Como escribió Baudelaire, Edgar Allan Poe dejó esta vida cuando comenzaba a tomar conciencia de su horrible destino. No tenía sentido seguir viviendo en una sociedad corrupta, tropel de miserables que esperó hasta su muerte para cubrir de fango su nombre, y en los labios de un Griswold corroído por la envidia, tiznar de leyenda negra su epitafio.
Dos años antes, Poe había sentido dolorosamente como se desvanecía su única esperanza. Su mujer Virginia Clemm moría a los veinticuatro años de edad, de un ataque irreversible de hemoptisis. Entonces el poeta volvió a beber como un loco, buscando en la voluptuosidad del alcohol el veneno del olvido. Navegar sin rumbo, únicamente hacia el precipicio, a través de las sugestiones violáceas, destructoras y mágicas del láudano. Arrastrado por un vértigo, sólo comparable al de sus propias narraciones, donde a través de un estilo sobrecogedor el diablo, en forma de cuervo, se había posado sobre su hombro para sangrar con sus uñas la piel, y punzar, desde la angustia, cada uno de los nervios.

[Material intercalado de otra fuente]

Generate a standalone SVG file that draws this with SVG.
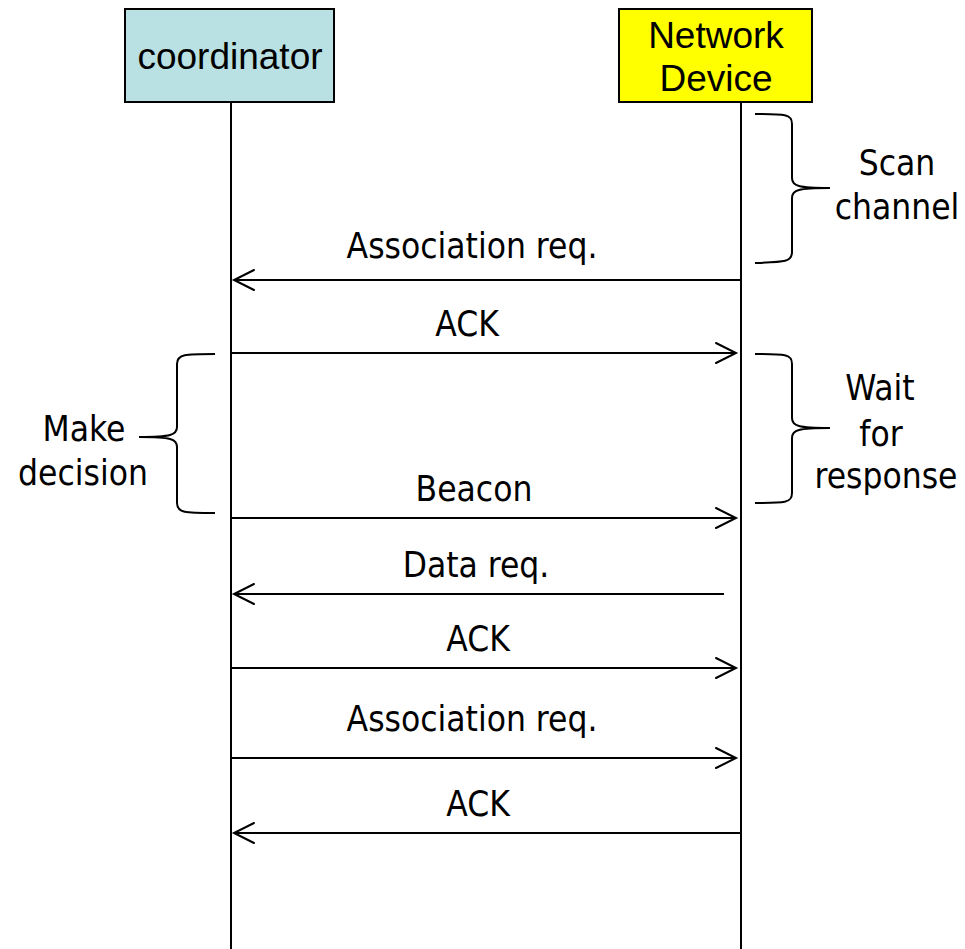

Pretendió, Edgar Allan Poe, sin éxito, ahogar en alcohol un gusano que llevaba dentro y que no sólo se negaba a morir, sino que poco a poco iba devorando su interior, como la cólera devora el genio de los incomprendidos. Y en ese fallido intento homicida, Poe consumía los escasos momentos de lucidez indagando en todo un severo método de análisis y deducción, una inteligencia y un sistema de razonamiento, cubierto siempre por la sombra de un cuervo amenazador. De ese pájaro capaz de imitar la voz humana y heredero de la pasión mórbida, que con su inquietante presencia grababa el destino funesto y fatal de quien, sin remedio alguno, había sido elegido como macabro compañero.